The Rev. Barkley Thompson, an Episcopal priest and rector of Christ Church Cathedral in Houston, Texas, broke the news of Borg’s death in a blog post in which he spoke of how much he had learned from Borg and how close they remained even as Thompson’s beliefs became more traditional and veered away from Borg’s.

“I once introduced Marcus to a church audience by saying, ‘I agree with roughly 75 percent of what Marcus will say to you this evening,’” Thompson wrote in his tribute. “When he stepped into the pulpit, Marcus quipped, ‘I’m tempted to forego my notes and discuss with Barkley the other 25 percent!’”

During a question-and-answer period with parishioners at one event someone asked Borg, “But how do you know that you’re right?”

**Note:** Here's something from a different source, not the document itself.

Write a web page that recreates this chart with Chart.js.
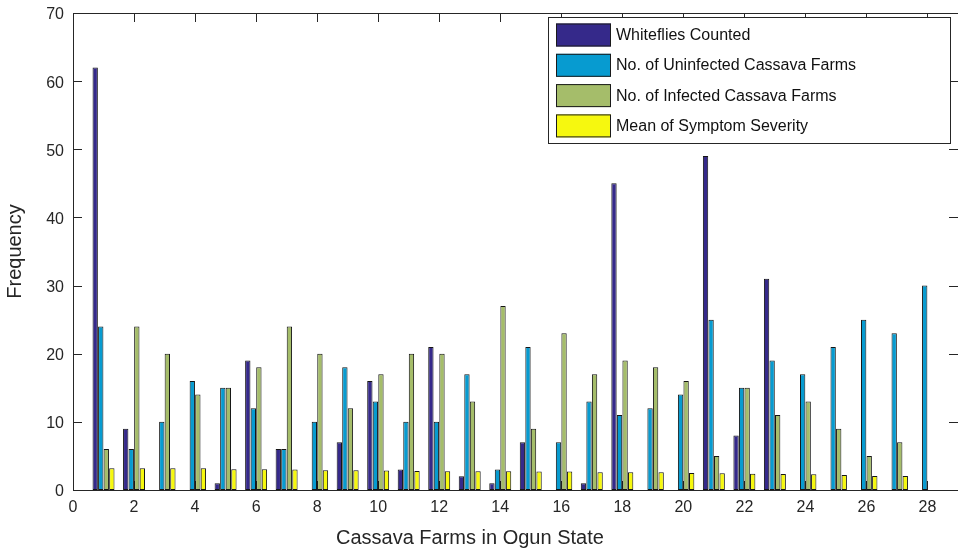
<!DOCTYPE html>
<html>
<head>
<meta charset="utf-8">
<script src="https://cdn.jsdelivr.net/npm/chart.js@4"></script>
<style>
  html, body { margin: 0; padding: 0; background: #fff; overflow: hidden; }
  #zone { width: 958px; height: 550px; position: relative; }
</style>
</head>
<body>
<div id="zone"><canvas id="graphique-fermes"></canvas></div>
<script>
// Numéro des fermes (axe x)
const fermes = [1, 2, 3, 4, 5, 6, 7, 8, 9, 10, 11, 12, 13, 14, 15, 16, 17, 18, 19, 20, 21, 22, 23, 24, 25, 26, 27, 28]

// Valeurs par ferme pour chaque série
const mouchesBlanches = [62, 9, 0, 0, 1, 19, 6, 0, 7, 16, 3, 21, 2, 1, 7, 0, 1, 45, 0, 0, 49, 8, 31, 0, 0, 0, 0, 0]
const fermesSaines = [24, 6, 10, 16, 15, 12, 6, 10, 18, 13, 10, 10, 17, 3, 21, 7, 13, 11, 12, 14, 25, 15, 19, 17, 21, 25, 23, 30]
const fermesInfectees = [6, 24, 20, 14, 15, 18, 24, 20, 12, 17, 20, 20, 13, 27, 9, 23, 17, 19, 18, 16, 5, 15, 11, 13, 9, 5, 7, 0]
const severiteMoyenne = [3.2, 3.2, 3.2, 3.2, 3.05, 3.05, 3.0, 2.9, 2.9, 2.85, 2.8, 2.75, 2.75, 2.75, 2.7, 2.7, 2.6, 2.6, 2.6, 2.5, 2.45, 2.4, 2.35, 2.3, 2.2, 2.05, 2.05, 0]

const nomsSeries = ["Whiteflies Counted", "No. of Uninfected Cassava Farms", "No. of Infected Cassava Farms", "Mean of Symptom Severity"]
const couleurs = ["#35298A", "#079BD0", "#A5BD6A", "#F6F80F"]

// Graduations des axes
const xMin = 0, xMax = 29, xPas = 2
const yMin = 0, yMax = 70, yPas = 10

const titreX = "Cassava Farms in Ogun State"
const titreY = "Frequency"

const police = "'Liberation Sans', Arial, Helvetica, sans-serif"
const encre = "#262626"

// transforme une liste de valeurs en points {x, y} pour l'axe linéaire
function enPoints(valeurs) {
    return valeurs.map((v, i) => ({ x: fermes[i], y: v }))
}

const series = [mouchesBlanches, fermesSaines, fermesInfectees, severiteMoyenne]
const datasets = series.map((valeurs, i) => ({
    label: nomsSeries[i],
    data: enPoints(valeurs),
    backgroundColor: couleurs[i],
    borderColor: "#151515",
    borderWidth: 1,
    borderSkipped: false,
    categoryPercentage: 0.727,
    barPercentage: 0.96
}))

// Cadre autour de la zone de tracé + petites graduations vers l'intérieur (dessinés sous les barres)
const cadreAxes = {
    id: "cadreAxes",
    beforeDatasetsDraw(chart) {
        const { ctx, chartArea: a, scales: { x, y } } = chart
        const long = 9
        ctx.save()
        ctx.strokeStyle = encre
        ctx.lineWidth = 1
        ctx.beginPath()
        ctx.rect(a.left + 0.5, a.top + 0.5, a.right - a.left, a.bottom - a.top)
        for (const t of x.ticks) {
            const px = Math.round(x.getPixelForValue(t.value)) + 0.5
            ctx.moveTo(px, a.bottom); ctx.lineTo(px, a.bottom - long)
            ctx.moveTo(px, a.top); ctx.lineTo(px, a.top + long)
        }
        for (const t of y.ticks) {
            const py = Math.round(y.getPixelForValue(t.value)) + 0.5
            ctx.moveTo(a.left, py); ctx.lineTo(a.left + long, py)
            ctx.moveTo(a.right, py); ctx.lineTo(a.right - long, py)
        }
        ctx.stroke()
        ctx.restore()
    },
    // la ligne du bas repasse par-dessus les barres
    afterDatasetsDraw(chart) {
        const { ctx, chartArea: a } = chart
        ctx.save()
        ctx.strokeStyle = encre
        ctx.lineWidth = 1
        ctx.beginPath()
        ctx.moveTo(a.left, a.bottom + 0.5)
        ctx.lineTo(a.right, a.bottom + 0.5)
        ctx.stroke()
        ctx.restore()
    }
}

// Titre de l'axe x (un peu à gauche du centre)
const titreAxeX = {
    id: "titreAxeX",
    afterDraw(chart) {
        const { ctx, chartArea: a } = chart
        ctx.save()
        ctx.font = "20px " + police
        ctx.fillStyle = encre
        ctx.textAlign = "center"
        ctx.textBaseline = "alphabetic"
        ctx.fillText(titreX, a.left + (a.right - a.left) * 0.4485, 544)
        ctx.restore()
    }
}

// Légende encadrée en haut à droite, dessinée à partir des datasets
const legendeCadre = {
    id: "legendeCadre",
    afterDraw(chart) {
        const { ctx, chartArea: a } = chart
        const droite = a.right - 8
        const haut = a.top + 4
        const largeur = 402
        const hauteur = 126
        const gauche = droite - largeur
        ctx.save()
        ctx.fillStyle = "#fff"
        ctx.fillRect(gauche, haut, largeur, hauteur)
        ctx.strokeStyle = encre
        ctx.lineWidth = 1
        ctx.strokeRect(gauche + 0.5, haut + 0.5, largeur, hauteur)
        ctx.font = "16px " + police
        ctx.textBaseline = "middle"
        chart.data.datasets.forEach((ds, i) => {
            const yc = haut + 17.5 + i * 30.3
            ctx.fillStyle = ds.backgroundColor
            ctx.fillRect(gauche + 8, yc - 11, 55, 23)
            ctx.strokeStyle = "#1a1a1a"
            ctx.strokeRect(gauche + 8.5, yc - 10.5, 54, 22)
            ctx.fillStyle = "#111"
            ctx.fillText(ds.label, gauche + 68, yc + 1)
        })
        ctx.restore()
    }
}

const config = {
    type: "bar",
    data: { datasets: datasets },
    options: {
        responsive: true,
        maintainAspectRatio: false,
        animation: false,
        layout: { padding: { top: 13, right: 0, left: 0, bottom: 0 } },
        plugins: {
            legend: { display: false },
            tooltip: { enabled: false }
        },
        scales: {
            x: {
                type: "linear",
                min: xMin,
                max: xMax,
                offset: false,
                grid: { display: false, drawTicks: false },
                border: { display: false },
                ticks: {
                    stepSize: xPas,
                    includeBounds: false,
                    autoSkip: false,
                    maxRotation: 0,
                    padding: 8,
                    color: encre,
                    font: { family: police, size: 16 }
                },
                afterFit(scale) {
                    scale.height = 60
                    scale.paddingLeft = 0
                    scale.paddingRight = 0
                }
            },
            y: {
                min: yMin,
                max: yMax,
                grid: { display: false, drawTicks: false },
                border: { display: false },
                ticks: {
                    stepSize: yPas,
                    padding: 9,
                    labelOffset: 2,
                    color: encre,
                    font: { family: police, size: 16 }
                },
                title: {
                    display: true,
                    text: titreY,
                    color: encre,
                    font: { family: police, size: 20 },
                    padding: { top: 3, bottom: 0 }
                },
                afterFit(scale) {
                    scale.width = 73
                    scale.paddingTop = 0
                    scale.paddingBottom = 0
                }
            }
        }
    },
    plugins: [cadreAxes, titreAxeX, legendeCadre]
}

const graphique = new Chart(document.querySelector("#graphique-fermes"), config)
</script>
</body>
</html>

Borg paused and responded: “I don’t know. I don’t know that I’m right.”

Thompson said he had corresponded with Borg in late November and asked how he was doing.

“I may have ten years left,” Borg wrote back. “Not sure I want more. There comes a time to let go. And I could, with gratitude, sooner than that. My life has been very blessed.”

Funeral arrangements were not immediately available. While raised a Lutheran, Borg gravitated to the Episcopal Church, which was his home for much of his life. His wife, Marianne, is an Episcopal priest and canon at Trinity Episcopal Cathedral in Portland, Oregon, where Borg frequently lectured and was given the title of canon theologian.

With characteristic humor he said his wife informed him that “canon” means “big shot.”